■ **Brief**: Pictures aside, write out every record exactly as it appears.

(Records with drawing code)
*-*-*

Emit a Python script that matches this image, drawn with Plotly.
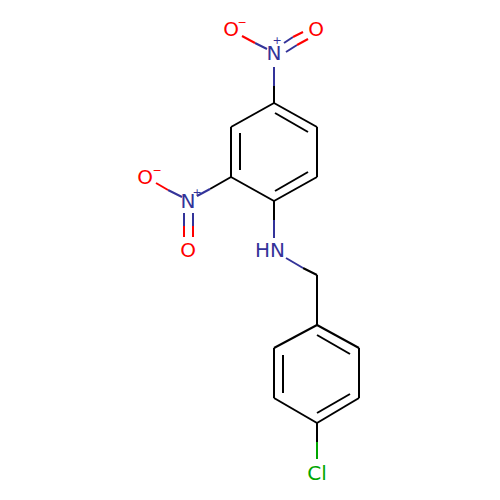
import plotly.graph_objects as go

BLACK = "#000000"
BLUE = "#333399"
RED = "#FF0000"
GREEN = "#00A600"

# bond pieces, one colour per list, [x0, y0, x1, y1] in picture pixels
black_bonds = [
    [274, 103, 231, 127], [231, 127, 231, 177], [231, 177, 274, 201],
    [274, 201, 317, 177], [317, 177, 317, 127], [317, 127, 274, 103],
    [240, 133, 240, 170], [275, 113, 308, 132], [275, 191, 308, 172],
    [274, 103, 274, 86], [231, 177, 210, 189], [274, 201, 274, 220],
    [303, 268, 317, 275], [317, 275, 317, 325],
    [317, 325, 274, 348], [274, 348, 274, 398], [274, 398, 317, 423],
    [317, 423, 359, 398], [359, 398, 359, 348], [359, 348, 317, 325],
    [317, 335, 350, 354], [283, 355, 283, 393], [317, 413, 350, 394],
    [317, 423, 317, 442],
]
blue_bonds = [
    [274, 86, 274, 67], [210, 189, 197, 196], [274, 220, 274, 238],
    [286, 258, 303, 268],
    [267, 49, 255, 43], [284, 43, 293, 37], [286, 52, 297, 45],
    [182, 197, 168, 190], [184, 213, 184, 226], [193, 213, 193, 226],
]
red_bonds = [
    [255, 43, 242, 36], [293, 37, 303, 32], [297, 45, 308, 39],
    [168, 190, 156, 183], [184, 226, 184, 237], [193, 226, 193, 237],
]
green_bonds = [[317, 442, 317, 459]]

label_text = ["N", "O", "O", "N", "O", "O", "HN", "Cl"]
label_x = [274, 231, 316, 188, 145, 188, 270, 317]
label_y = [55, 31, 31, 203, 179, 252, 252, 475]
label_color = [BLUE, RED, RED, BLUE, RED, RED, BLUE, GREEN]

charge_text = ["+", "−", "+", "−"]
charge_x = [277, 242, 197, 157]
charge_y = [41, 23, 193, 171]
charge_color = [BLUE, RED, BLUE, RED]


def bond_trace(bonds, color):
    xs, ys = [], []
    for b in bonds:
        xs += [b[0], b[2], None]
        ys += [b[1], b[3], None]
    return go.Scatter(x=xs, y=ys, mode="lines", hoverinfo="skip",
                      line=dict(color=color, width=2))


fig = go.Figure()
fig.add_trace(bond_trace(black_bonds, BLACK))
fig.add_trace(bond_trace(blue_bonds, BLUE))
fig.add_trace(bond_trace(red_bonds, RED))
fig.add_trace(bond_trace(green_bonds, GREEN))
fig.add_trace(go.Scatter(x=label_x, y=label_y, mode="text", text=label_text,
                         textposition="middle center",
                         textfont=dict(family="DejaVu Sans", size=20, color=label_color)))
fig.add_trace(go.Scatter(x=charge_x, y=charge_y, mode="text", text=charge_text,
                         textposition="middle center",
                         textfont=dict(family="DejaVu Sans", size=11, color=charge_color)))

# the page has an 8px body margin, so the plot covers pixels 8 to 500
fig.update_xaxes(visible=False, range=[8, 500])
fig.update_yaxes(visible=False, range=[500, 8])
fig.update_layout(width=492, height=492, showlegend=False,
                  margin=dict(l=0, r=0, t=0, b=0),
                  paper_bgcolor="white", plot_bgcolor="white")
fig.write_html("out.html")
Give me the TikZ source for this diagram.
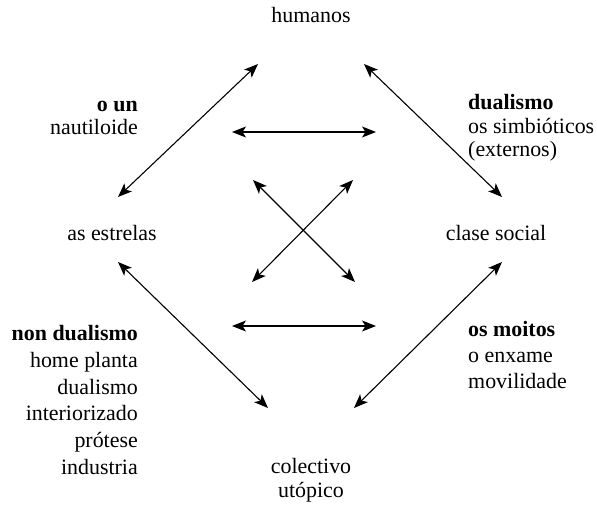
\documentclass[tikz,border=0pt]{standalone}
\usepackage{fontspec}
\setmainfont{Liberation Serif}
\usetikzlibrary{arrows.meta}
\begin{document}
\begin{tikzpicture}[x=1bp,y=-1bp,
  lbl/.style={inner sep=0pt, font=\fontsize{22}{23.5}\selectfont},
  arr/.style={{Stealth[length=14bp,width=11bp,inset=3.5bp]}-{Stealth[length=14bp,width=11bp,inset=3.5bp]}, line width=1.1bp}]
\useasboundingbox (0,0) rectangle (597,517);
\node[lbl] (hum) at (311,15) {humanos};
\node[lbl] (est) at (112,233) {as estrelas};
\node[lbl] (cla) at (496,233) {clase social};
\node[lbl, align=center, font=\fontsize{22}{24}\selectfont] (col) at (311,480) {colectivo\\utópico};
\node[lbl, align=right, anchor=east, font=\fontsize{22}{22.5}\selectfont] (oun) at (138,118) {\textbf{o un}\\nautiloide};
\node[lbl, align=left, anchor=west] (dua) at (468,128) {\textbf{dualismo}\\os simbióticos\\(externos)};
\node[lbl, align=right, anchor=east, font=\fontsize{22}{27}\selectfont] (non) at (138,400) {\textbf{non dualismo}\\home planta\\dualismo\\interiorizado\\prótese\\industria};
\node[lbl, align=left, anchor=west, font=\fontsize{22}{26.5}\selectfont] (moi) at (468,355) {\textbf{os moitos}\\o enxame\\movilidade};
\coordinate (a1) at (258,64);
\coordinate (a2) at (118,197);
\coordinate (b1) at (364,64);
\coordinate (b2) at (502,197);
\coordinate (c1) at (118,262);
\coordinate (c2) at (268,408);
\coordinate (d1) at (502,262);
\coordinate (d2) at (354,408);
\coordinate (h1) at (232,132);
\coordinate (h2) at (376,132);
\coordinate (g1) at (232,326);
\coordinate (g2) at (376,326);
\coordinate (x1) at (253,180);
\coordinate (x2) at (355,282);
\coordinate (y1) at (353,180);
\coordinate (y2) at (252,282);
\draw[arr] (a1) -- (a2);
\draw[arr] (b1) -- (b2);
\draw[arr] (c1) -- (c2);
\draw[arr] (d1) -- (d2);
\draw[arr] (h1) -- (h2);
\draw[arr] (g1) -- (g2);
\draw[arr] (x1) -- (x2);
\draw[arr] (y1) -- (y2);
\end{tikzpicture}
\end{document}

*-*-*

■ **Full answer**:
Emit a Python script that matches this image, drawn with Plotly.
import plotly.graph_objects as go

BLACK = "#000000"
BLUE = "#333399"
RED = "#FF0000"
GREEN = "#00A600"

# bond pieces, one colour per list, [x0, y0, x1, y1] in picture pixels
black_bonds = [
    [274, 103, 231, 127], [231, 127, 231, 177], [231, 177, 274, 201],
    [274, 201, 317, 177], [317, 177, 317, 127], [317, 127, 274, 103],
    [240, 133, 240, 170], [275, 113, 308, 132], [275, 191, 308, 172],
    [274, 103, 274, 86], [231, 177, 210, 189], [274, 201, 274, 220],
    [303, 268, 317, 275], [317, 275, 317, 325],
    [317, 325, 274, 348], [274, 348, 274, 398], [274, 398, 317, 423],
    [317, 423, 359, 398], [359, 398, 359, 348], [359, 348, 317, 325],
    [317, 335, 350, 354], [283, 355, 283, 393], [317, 413, 350, 394],
    [317, 423, 317, 442],
]
blue_bonds = [
    [274, 86, 274, 67], [210, 189, 197, 196], [274, 220, 274, 238],
    [286, 258, 303, 268],
    [267, 49, 255, 43], [284, 43, 293, 37], [286, 52, 297, 45],
    [182, 197, 168, 190], [184, 213, 184, 226], [193, 213, 193, 226],
]
red_bonds = [
    [255, 43, 242, 36], [293, 37, 303, 32], [297, 45, 308, 39],
    [168, 190, 156, 183], [184, 226, 184, 237], [193, 226, 193, 237],
]
green_bonds = [[317, 442, 317, 459]]

label_text = ["N", "O", "O", "N", "O", "O", "HN", "Cl"]
label_x = [274, 231, 316, 188, 145, 188, 270, 317]
label_y = [55, 31, 31, 203, 179, 252, 252, 475]
label_color = [BLUE, RED, RED, BLUE, RED, RED, BLUE, GREEN]

charge_text = ["+", "−", "+", "−"]
charge_x = [277, 242, 197, 157]
charge_y = [41, 23, 193, 171]
charge_color = [BLUE, RED, BLUE, RED]


def bond_trace(bonds, color):
    xs, ys = [], []
    for b in bonds:
        xs += [b[0], b[2], None]
        ys += [b[1], b[3], None]
    return go.Scatter(x=xs, y=ys, mode="lines", hoverinfo="skip",
                      line=dict(color=color, width=2))


fig = go.Figure()
fig.add_trace(bond_trace(black_bonds, BLACK))
fig.add_trace(bond_trace(blue_bonds, BLUE))
fig.add_trace(bond_trace(red_bonds, RED))
fig.add_trace(bond_trace(green_bonds, GREEN))
fig.add_trace(go.Scatter(x=label_x, y=label_y, mode="text", text=label_text,
                         textposition="middle center",
                         textfont=dict(family="DejaVu Sans", size=20, color=label_color)))
fig.add_trace(go.Scatter(x=charge_x, y=charge_y, mode="text", text=charge_text,
                         textposition="middle center",
                         textfont=dict(family="DejaVu Sans", size=11, color=charge_color)))

# the page has an 8px body margin, so the plot covers pixels 8 to 500
fig.update_xaxes(visible=False, range=[8, 500])
fig.update_yaxes(visible=False, range=[500, 8])
fig.update_layout(width=492, height=492, showlegend=False,
                  margin=dict(l=0, r=0, t=0, b=0),
                  paper_bgcolor="white", plot_bgcolor="white")
fig.write_html("out.html")
Give me the TikZ source for this diagram.
\documentclass[tikz,border=0pt]{standalone}
\usepackage{fontspec}
\setmainfont{Liberation Serif}
\usetikzlibrary{arrows.meta}
\begin{document}
\begin{tikzpicture}[x=1bp,y=-1bp,
  lbl/.style={inner sep=0pt, font=\fontsize{22}{23.5}\selectfont},
  arr/.style={{Stealth[length=14bp,width=11bp,inset=3.5bp]}-{Stealth[length=14bp,width=11bp,inset=3.5bp]}, line width=1.1bp}]
\useasboundingbox (0,0) rectangle (597,517);
\node[lbl] (hum) at (311,15) {humanos};
\node[lbl] (est) at (112,233) {as estrelas};
\node[lbl] (cla) at (496,233) {clase social};
\node[lbl, align=center, font=\fontsize{22}{24}\selectfont] (col) at (311,480) {colectivo\\utópico};
\node[lbl, align=right, anchor=east, font=\fontsize{22}{22.5}\selectfont] (oun) at (138,118) {\textbf{o un}\\nautiloide};
\node[lbl, align=left, anchor=west] (dua) at (468,128) {\textbf{dualismo}\\os simbióticos\\(externos)};
\node[lbl, align=right, anchor=east, font=\fontsize{22}{27}\selectfont] (non) at (138,400) {\textbf{non dualismo}\\home planta\\dualismo\\interiorizado\\prótese\\industria};
\node[lbl, align=left, anchor=west, font=\fontsize{22}{26.5}\selectfont] (moi) at (468,355) {\textbf{os moitos}\\o enxame\\movilidade};
\coordinate (a1) at (258,64);
\coordinate (a2) at (118,197);
\coordinate (b1) at (364,64);
\coordinate (b2) at (502,197);
\coordinate (c1) at (118,262);
\coordinate (c2) at (268,408);
\coordinate (d1) at (502,262);
\coordinate (d2) at (354,408);
\coordinate (h1) at (232,132);
\coordinate (h2) at (376,132);
\coordinate (g1) at (232,326);
\coordinate (g2) at (376,326);
\coordinate (x1) at (253,180);
\coordinate (x2) at (355,282);
\coordinate (y1) at (353,180);
\coordinate (y2) at (252,282);
\draw[arr] (a1) -- (a2);
\draw[arr] (b1) -- (b2);
\draw[arr] (c1) -- (c2);
\draw[arr] (d1) -- (d2);
\draw[arr] (h1) -- (h2);
\draw[arr] (g1) -- (g2);
\draw[arr] (x1) -- (x2);
\draw[arr] (y1) -- (y2);
\end{tikzpicture}
\end{document}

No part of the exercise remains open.